Брови у Ваньки поднялись.

- Ты не горюй, Саньша. Привыкнешь - не так скучно будет. Главное - чтоб здоровье. Ешь поболе да лежи посмирнее, глядишь, через годок и встанешь. А здесь весело: кино бывает.

Ванька помолчал, потом добавил по-деловому:

- Слышь, Саньша, скажи Сергей Львовичу, пускай тебе двойную порцию выпишет.
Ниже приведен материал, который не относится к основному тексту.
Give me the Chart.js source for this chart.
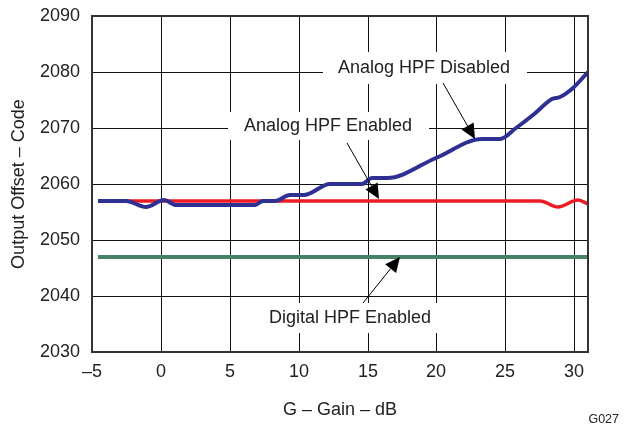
<!DOCTYPE html>
<html><head><meta charset="utf-8">
<script src="https://cdn.jsdelivr.net/npm/chart.js@4/dist/chart.umd.min.js"></script>
<style>html,body{margin:0;padding:0;background:#fff;overflow:hidden}#wrap{width:626px;height:426px}</style>
</head><body><div id="wrap"><canvas id="c" width="626" height="426"></canvas></div>
<script>
// ---- data ----
const gainDisabled   = [-4.6, -2.5, -1.1, 0.25, 1.1, 6.8, 7.4, 8.3, 9.4, 10.4, 12.3, 14.6, 15.3, 16.4, 20, 23.3, 24.6, 25.8, 27, 28.4, 29, 29.9, 31];
const offsetDisabled = [2057, 2057, 2055.9, 2057.1, 2056.3, 2056.3, 2057, 2057, 2058.1, 2058.1, 2060, 2060, 2061, 2061, 2064.6, 2068, 2068, 2070, 2072.3, 2075.1, 2075.6, 2077.1, 2080];
const gainEnabled    = [-4.6, 27.5, 28.8, 30.3, 31];
const offsetEnabled  = [2057, 2057, 2055.9, 2057.1, 2056.4];
const gainDigital    = [-4.6, 31];
const offsetDigital  = [2047, 2047];
const xTicks = [-5, 0, 5, 10, 15, 20, 25, 30];
const yTicks = [2030, 2040, 2050, 2060, 2070, 2080, 2090];
const labelDisabled = 'Analog HPF Disabled';
const labelEnabled  = 'Analog HPF Enabled';
const labelDigital  = 'Digital HPF Enabled';

// ---- annotation layout (data units) ----
const notes = [
  {text: labelDisabled, tx: 19.11, ty: 2080.66, box: [11.77, 2083.6, 26.57, 2077.86], arrow: [20.50, 2077.98, 22.80, 2067.98]},
  {text: labelEnabled,  tx: 12.15, ty: 2070.36, box: [4.87, 2072.91, 19.46, 2067.86], arrow: [13.49, 2067.27, 15.85, 2057.32]},
  {text: labelDigital,  tx: 13.73, ty: 2036.02, box: [6.61, 2038.75, 20.84, 2033.39], arrow: [14.69, 2038.70, 17.39, 2046.96]}
];

const FONT = '"Liberation Sans", Arial, Helvetica, sans-serif';
const TXT = '#222';
const pts = (xs, ys) => xs.map((x, i) => ({x, y: ys[i]}));

function arrow(ctx, x1, y1, x2, y2) {
  const dx = x2 - x1, dy = y2 - y1, len = Math.hypot(dx, dy), ux = dx / len, uy = dy / len;
  const L = 15, W = 7;
  const bx = x2 - ux * L, by = y2 - uy * L;
  ctx.strokeStyle = '#000'; ctx.fillStyle = '#000'; ctx.lineWidth = 1;
  ctx.beginPath(); ctx.moveTo(x1, y1); ctx.lineTo(bx, by); ctx.stroke();
  ctx.beginPath(); ctx.moveTo(x2, y2); ctx.lineTo(bx - uy * W, by + ux * W); ctx.lineTo(bx + uy * W, by - ux * W); ctx.closePath(); ctx.fill();
}

const notePlugin = {
  id: 'notes',
  beforeDatasetsDraw(chart) {
    const {ctx, scales: {x, y}} = chart;
    ctx.save();
    notes.forEach(n => {
      const x1 = x.getPixelForValue(n.box[0]), y1 = y.getPixelForValue(n.box[1]);
      const x2 = x.getPixelForValue(n.box[2]), y2 = y.getPixelForValue(n.box[3]);
      ctx.fillStyle = '#fff';
      ctx.fillRect(x1, y1, x2 - x1, y2 - y1);
      ctx.fillStyle = TXT;
      ctx.font = '18px ' + FONT;
      ctx.textAlign = 'center'; ctx.textBaseline = 'middle';
      ctx.fillText(n.text, x.getPixelForValue(n.tx), y.getPixelForValue(n.ty));
    });
    ctx.restore();
  },
  afterDatasetsDraw(chart) {
    const {ctx, scales: {x, y}, chartArea: a} = chart;
    ctx.save();
    notes.forEach(n => {
      arrow(ctx, x.getPixelForValue(n.arrow[0]), y.getPixelForValue(n.arrow[1]),
                 x.getPixelForValue(n.arrow[2]), y.getPixelForValue(n.arrow[3]));
    });
    ctx.strokeStyle = '#333'; ctx.lineWidth = 2;
    ctx.strokeRect(a.left, a.top, a.right - a.left, a.bottom - a.top);
    ctx.fillStyle = TXT; ctx.font = '12.5px ' + FONT;
    ctx.textAlign = 'right'; ctx.textBaseline = 'alphabetic';
    ctx.fillText('G027', 619, 423);
    ctx.restore();
  }
};

new Chart(document.getElementById('c'), {
  type: 'line',
  data: {
    datasets: [
      {label: labelDisabled, data: pts(gainDisabled, offsetDisabled), borderColor: '#2e3192', borderWidth: 4, cubicInterpolationMode: 'monotone'},
      {label: labelEnabled,  data: pts(gainEnabled, offsetEnabled),   borderColor: '#ed1c24', borderWidth: 3.5, cubicInterpolationMode: 'monotone'},
      {label: labelDigital,  data: pts(gainDigital, offsetDigital),   borderColor: '#468264', borderWidth: 4}
    ]
  },
  options: {
    responsive: false, animation: false, devicePixelRatio: 1,
    layout: {padding: {top: 16, right: 38, left: 0, bottom: 0}},
    elements: {point: {radius: 0}, line: {borderCapStyle: 'butt'}},
    plugins: {legend: {display: false}, tooltip: {enabled: false}},
    scales: {
      x: {
        type: 'linear', min: -5, max: 31, alignToPixels: true,
        afterFit: s => { s.height = 74; s.paddingLeft = 0; s.paddingRight = 0; },
        afterBuildTicks: s => { s.ticks = xTicks.map(v => ({value: v})); },
        ticks: {padding: 9, color: TXT, font: {family: FONT, size: 18},
                callback: v => v < 0 ? '\u2013' + Math.abs(v) : String(v)},
        grid: {color: '#111', lineWidth: 1, drawTicks: false},
        border: {display: false},
        title: {display: true, text: 'G \u2013 Gain \u2013 dB', color: TXT, font: {family: FONT, size: 18}, padding: {top: 0, bottom: 5}}
      },
      y: {
        type: 'linear', min: 2030, max: 2090, alignToPixels: true,
        afterFit: s => { s.width = 92; s.paddingTop = 0; s.paddingBottom = 0; },
        afterBuildTicks: s => { s.ticks = yTicks.map(v => ({value: v})); },
        ticks: {padding: 12, color: TXT, font: {family: FONT, size: 18}, callback: v => String(v)},
        grid: {color: '#111', lineWidth: 1, drawTicks: false},
        border: {display: false},
        title: {display: true, text: 'Output Offset \u2013 Code', color: TXT, font: {family: FONT, size: 18}, padding: {top: 8, bottom: 0}}
      }
    }
  },
  plugins: [notePlugin]
});
</script></body></html>
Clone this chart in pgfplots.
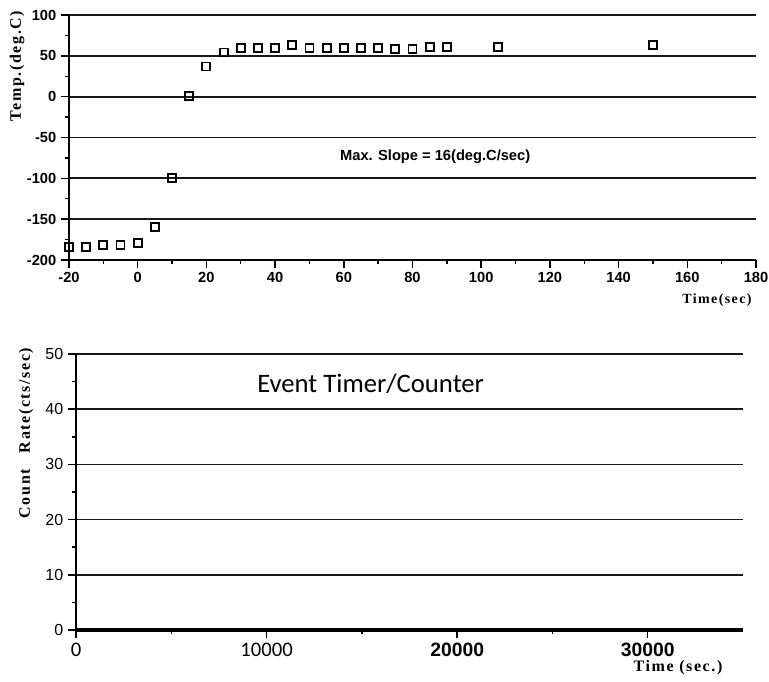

Я снова усмехнулся: в самом деле - чудак! Он думает, что мне только и не хватает в жизни этого: двойных порций…

Запись пятая

Дома я очень переживал, что с каждым днем все больше и больше отстаю в учебе. Мама уговаривала, убеждала, как могла, что для меня сейчас главное - здоровье, что вот съезжу в Крым, вылечусь и тогда возьмусь за учебу и, авось, нагоню упущенное.

Эх, да где там! Мы оба понимали: пропал для меня учебный год окончательно. Не быть мне больше с моими друзьями, с которыми начинал учиться, - все они пойдут теперь на класс впереди. Разве не обидно?

И вдруг я узнаю - в санатории школа-десятилетка. Когда мне сказали - не поверил. Где такое бывает, чтобы больные, которые не то что лежат, а сдвинуться с места не могут, в школе учились?! Но пришла завуч, расспросила меня, в каком классе учился, по каким предметам отставал, и сказала, что сегодня мне выдадут тетради и учебники, а завтра я начну заниматься.

И вот я уже, считай, полмесяца учусь. Здорово! Представляю, как удивятся ребята там, дома, когда узнают об этом, как обрадуется мама.

У нас всегда по четыре урока - с девяти до часу. В это время каждая палата превращается в класс. Здесь все по-настоящему: доска, стол, стул, разные учебные пособия, только мы не сидим за партами, а лежим на своих койках, и учителя наши в белых халатах.

У нас койки на колесиках с резиновыми шинами, удобные и легкие. На них мы не только днюем и ночуем, но и "разъезжаем" то всем нашим "делам": в баню, в клуб, в кабинеты врачей и, конечно, в "школу".

В нашей палате седьмой класс. В нем всего девять человек: Ленька Рогачев, Фимочка, Мишка Клепиков, Пашка Шиман, Ванька, я и три девчонки.

Девчонки - языкастые и колючие. Особенно Зойка. На вид она кажется ничего себе: кругломорденькая такая, волосы завитушками. А вот глаза и язык просто ножницы: обстригут - не заметишь. Ехидная - ужас. Но все равно ребята из шкуры лезут, чтобы ей понравиться. Даже смешно глядеть, как они стараются. Фимочка, как только свезут нас, острит не переставая, а сам все время поглядывает: что Зойка, улыбается или нет? Он готов сам себя в дурака превратить, лишь бы она улыбнулась. Пашка Шиман наоборот: напускает на себя такую печаль, будто с ним стряслась беда, стонет, вздыхает тяжело, пишет и рвет какие-то бумажки. И тоже поглядывает на Зойку: не спросит ли, что у него случилось? Мишка же Клепиков при девчонках просто глупеет: вертится, шумит, лезет ко всем с идиотскими вопросами. А то вдруг сморозит что-нибудь и потом хохочет во всю глотку.